A scholarship is provided through the Honors College. Please consult the Honors College for details.

 


What a Student Should Expect From Philosophy Courses

Each student’s active participation is expected in any philosophy course, large or small. A student in a philosophy course should expect to be asked to think, not just to listen, and to be allowed to express his or her own ideas and views as opposed to repeating or agreeing with a correct answer. A student should expect also to be pressed to formulate reasons for specific views and explore consequences of those and other views. Also, a student should expect to become more able to identify beliefs and values, their origins and consequences.

Instruction in philosophy aims to help a student develop and self-impose a discipline and a daring that will risk and sustain encounters with classical, relatively congenial thinkers, as well as authors who challenge assumptions and outlooks. Philosophy helps a student search out not only similarities but also differences in human assumptions and objectives.

Course Offerings and Faculty

Philosophy’s course offerings stress diversity with depth in classes that explore a wide range of ethical, epistemological and metaphysical concerns. Courses are taught by faculty differing not only in scholarly concentrations but also in teaching modes, life concerns and styles of interaction in instruction or advising. Students are urged to sample broadly from both course offerings and faculty interests.
The philosophy department participates in a spectrum of interdisciplinary programs: American studies, Asian studies, British studies, classical humanities, German studies, health-care ethics, Hellenic studies, paralegal studies, pre-law, religious studies, women’s studies and the writing program.

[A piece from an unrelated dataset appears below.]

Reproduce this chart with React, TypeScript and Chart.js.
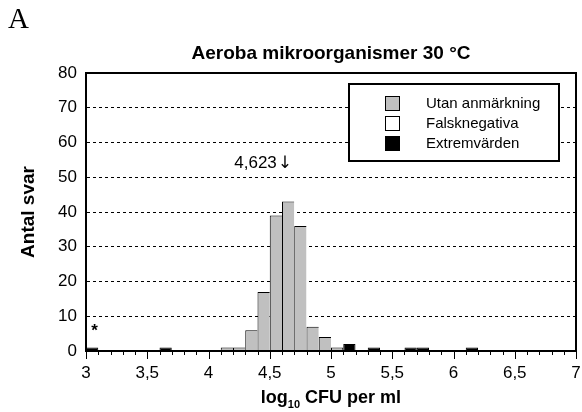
import React, { useEffect, useRef } from 'react';
import { Chart, registerables } from 'chart.js';

Chart.register(...registerables);

// ---- Text ----
const panelLetter = 'A';
const chartTitle = 'Aeroba mikroorganismer 30 °C';
const yAxisTitle = 'Antal svar';
const xAxisTitleMain = 'log';
const xAxisTitleSub = '10';
const xAxisTitleRest = ' CFU per ml';
const seriesNames = ['Utan anmärkning', 'Falsknegativa', 'Extremvärden'];
const seriesColors = ['#c0c0c0', '#ffffff', '#000000'];

// ---- Data (bin start, log10 CFU per ml; bin width 0.1) ----
const binWidth = 0.1;
const utanBinStarts = [4.1, 4.2, 4.3, 4.4, 4.5, 4.6, 4.7, 4.8, 4.9, 5.0];
const utanCounts = [1, 1, 6, 17, 39, 43, 36, 7, 4, 1];
const falskBinStarts: number[] = [];
const falskCounts: number[] = [];
const extremBinStarts = [3.0, 3.6, 5.1, 5.3, 5.6, 5.7, 6.1];
const extremCounts = [1, 1, 2, 1, 1, 1, 1];

// ---- Axes ----
const xMin = 3;
const xMax = 7;
const xLabelStep = 0.5;
const xMinorStep = 0.1;
const yMin = 0;
const yMax = 80;
const yStep = 10;

// ---- Annotations ----
const medianValue = 4.623;
const medianLabel = '4,623';
const medianLabelY = 54;
const asteriskX = 3.07;
const asteriskY = 5.8;

const FONT = "'Liberation Sans', Arial, sans-serif";

function toPoints(starts: number[], counts: number[]) {
  return starts.map((s, i) => ({ x: s + binWidth / 2, y: counts[i] }));
}

function runBorder(starts: number[]) {
  return (c: any) => {
    const i = c.dataIndex;
    const hasNext = starts.some((s) => Math.abs(s - starts[i] - binWidth) < 1e-6);
    return { top: 1, left: 1, right: hasNext ? 0 : 1, bottom: 0 };
  };
}

const decorPlugin = {
  id: 'decor',
  afterDraw(chart: any) {
    const { ctx, chartArea, scales } = chart;
    const xs = scales.x;
    const ys = scales.y;
    const { left, right, top, bottom } = chartArea;
    ctx.save();

    // x tick marks (minor & major)
    ctx.strokeStyle = '#000';
    ctx.lineWidth = 1;
    const n = Math.round((xMax - xMin) / xMinorStep);
    const perMajor = Math.round(xLabelStep / xMinorStep);
    for (let i = 0; i <= n; i++) {
      const v = xMin + i * xMinorStep;
      const px = Math.round(xs.getPixelForValue(v)) + 0.5;
      const len = i % perMajor === 0 ? 8 : 4;
      ctx.beginPath();
      ctx.moveTo(px, bottom);
      ctx.lineTo(px, bottom + len);
      ctx.stroke();
    }

    // frame
    ctx.lineWidth = 2;
    ctx.strokeRect(Math.round(left), Math.round(top), Math.round(right - left), Math.round(bottom - top));

    // legend box
    const bx = Math.round(right) - 227;
    const by = Math.round(top) + 11;
    const bw = 210;
    const bh = 77;
    ctx.fillStyle = '#fff';
    ctx.fillRect(bx, by, bw, bh);
    ctx.lineWidth = 2;
    ctx.strokeRect(bx, by, bw, bh);
    ctx.font = `15px ${FONT}`;
    ctx.textBaseline = 'middle';
    ctx.textAlign = 'left';
    seriesNames.forEach((name, i) => {
      const cy = by + 19 + i * 20;
      ctx.fillStyle = seriesColors[i];
      ctx.fillRect(bx + 36, cy - 7, 15, 15);
      ctx.lineWidth = 1;
      ctx.strokeStyle = '#000';
      ctx.strokeRect(bx + 36.5, cy - 6.5, 14, 14);
      ctx.fillStyle = '#000';
      ctx.fillText(name, bx + 77, cy + 1);
    });

    // median annotation
    const mx = xs.getPixelForValue(medianValue);
    const my = ys.getPixelForValue(medianLabelY);
    ctx.fillStyle = '#000';
    ctx.font = `17px ${FONT}`;
    ctx.textAlign = 'right';
    ctx.fillText(medianLabel, mx - 8, my);
    ctx.textAlign = 'center';
    ctx.font = `17px 'DejaVu Sans', sans-serif`;
    ctx.fillText('\u2193', mx, my);

    // asterisk
    ctx.font = `bold 17px ${FONT}`;
    ctx.textAlign = 'center';
    ctx.fillText('*', xs.getPixelForValue(asteriskX), ys.getPixelForValue(asteriskY));

    ctx.restore();
  },
};

export default function App() {
  const canvasRef = useRef<HTMLCanvasElement | null>(null);

  useEffect(() => {
    if (!canvasRef.current) return;
    const chart = new Chart(canvasRef.current, {
      type: 'bar',
      data: {
        datasets: [
          {
            label: seriesNames[0],
            data: toPoints(utanBinStarts, utanCounts),
            backgroundColor: seriesColors[0],
            borderColor: '#000',
            borderWidth: runBorder(utanBinStarts) as any,
            borderSkipped: 'bottom',
          },
          {
            label: seriesNames[1],
            data: toPoints(falskBinStarts, falskCounts),
            backgroundColor: seriesColors[1],
            borderColor: '#000',
            borderWidth: runBorder(falskBinStarts) as any,
            borderSkipped: 'bottom',
          },
          {
            label: seriesNames[2],
            data: toPoints(extremBinStarts, extremCounts),
            backgroundColor: seriesColors[2],
            borderColor: '#000',
            borderWidth: 1,
            borderSkipped: 'bottom',
          },
        ],
      },
      options: {
        responsive: false,
        animation: false,
        devicePixelRatio: 1,
        datasets: { bar: { barPercentage: 1, categoryPercentage: 1, inflateAmount: 0 } } as any,
        layout: { padding: { left: 0, right: 6, top: 0, bottom: 0 } },
        plugins: {
          legend: { display: false },
          tooltip: { enabled: false },
          title: {
            display: true,
            fullSize: false,
            text: chartTitle,
            color: '#000',
            font: { family: FONT, size: 19, weight: 'bold' },
            padding: { top: 42, bottom: 8.2 },
          },
        },
        scales: {
          x: {
            type: 'linear',
            min: xMin,
            max: xMax,
            offset: false,
            stacked: true,
            ticks: {
              stepSize: xLabelStep,
              autoSkip: false,
              maxRotation: 0,
              color: '#000',
              font: { family: FONT, size: 17 },
              padding: 12,
              callback: (v: any) => String(Math.round(Number(v) * 10) / 10).replace('.', ','),
            },
            grid: { display: true, drawOnChartArea: false, drawTicks: false },
            border: { display: true, color: '#000', width: 2 },
            afterFit: (s: any) => {
              s.height = 61;
              s.paddingLeft = 0;
              s.paddingRight = 0;
            },
          },
          y: {
            min: yMin,
            max: yMax,
            stacked: true,
            ticks: {
              stepSize: yStep,
              color: '#000',
              font: { family: FONT, size: 17 },
              padding: 9,
            },
            grid: {
              drawTicks: false,
              color: (c: any) => (c.tick && (c.tick.value === yMin || c.tick.value === yMax) ? 'rgba(0,0,0,0)' : '#000'),
              lineWidth: 1,
            },
            border: { display: true, color: '#000', width: 2, dash: [3, 3] },
            title: {
              display: true,
              text: yAxisTitle,
              color: '#000',
              font: { family: FONT, size: 19, weight: 'bold' },
              padding: { top: 17, bottom: 0 },
            },
            afterFit: (s: any) => {
              s.width = 86;
            },
          },
        },
      },
      plugins: [decorPlugin],
    });
    return () => chart.destroy();
  }, []);

  return (
    <div style={{ position: 'absolute', left: 0, top: 0, width: 582, height: 412, background: '#fff' }}>
      <canvas ref={canvasRef} width={582} height={412} style={{ display: 'block' }} />
      <div
        style={{
          position: 'absolute',
          left: 8,
          top: 4,
          fontFamily: "'Liberation Serif', 'Times New Roman', serif",
          fontSize: 29,
          lineHeight: '29px',
          color: '#000',
        }}
      >
        {panelLetter}
      </div>
      <div
        style={{
          position: 'absolute',
          left: 86,
          width: 490,
          top: 387,
          textAlign: 'center',
          fontFamily: FONT,
          fontWeight: 'bold',
          fontSize: 18,
          lineHeight: '20px',
          color: '#000',
          whiteSpace: 'nowrap',
        }}
      >
        {xAxisTitleMain}
        <sub style={{ fontSize: 11, verticalAlign: 'baseline', position: 'relative', top: 5 }}>{xAxisTitleSub}</sub>
        {xAxisTitleRest}
      </div>
    </div>
  );
}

Philosophy faculty activities have three aims: excellence in teaching, rigor in professional research activities and generosity and service to students, to the university and to the broader community. Full-time faculty have doctorates from the universities of California (Riverside), Illinois, Massachusetts, Notre Dame, SUNY-Stonybrook, Washington and Waterloo; from Boston, Emory, Northwestern, Purdue, Vanderbilt, Wayne State and Yale universities. Faculty also participate in and contribute leadership within the American Philosophical Association, Society for Phenome­nology and Existential Philosophy, Nietzsche Society, American Society for Value Inquiry, American Academy of Religion, Ohio Philosophical Association, International Society for Chinese Philosophy and Society for Women in Philosophy.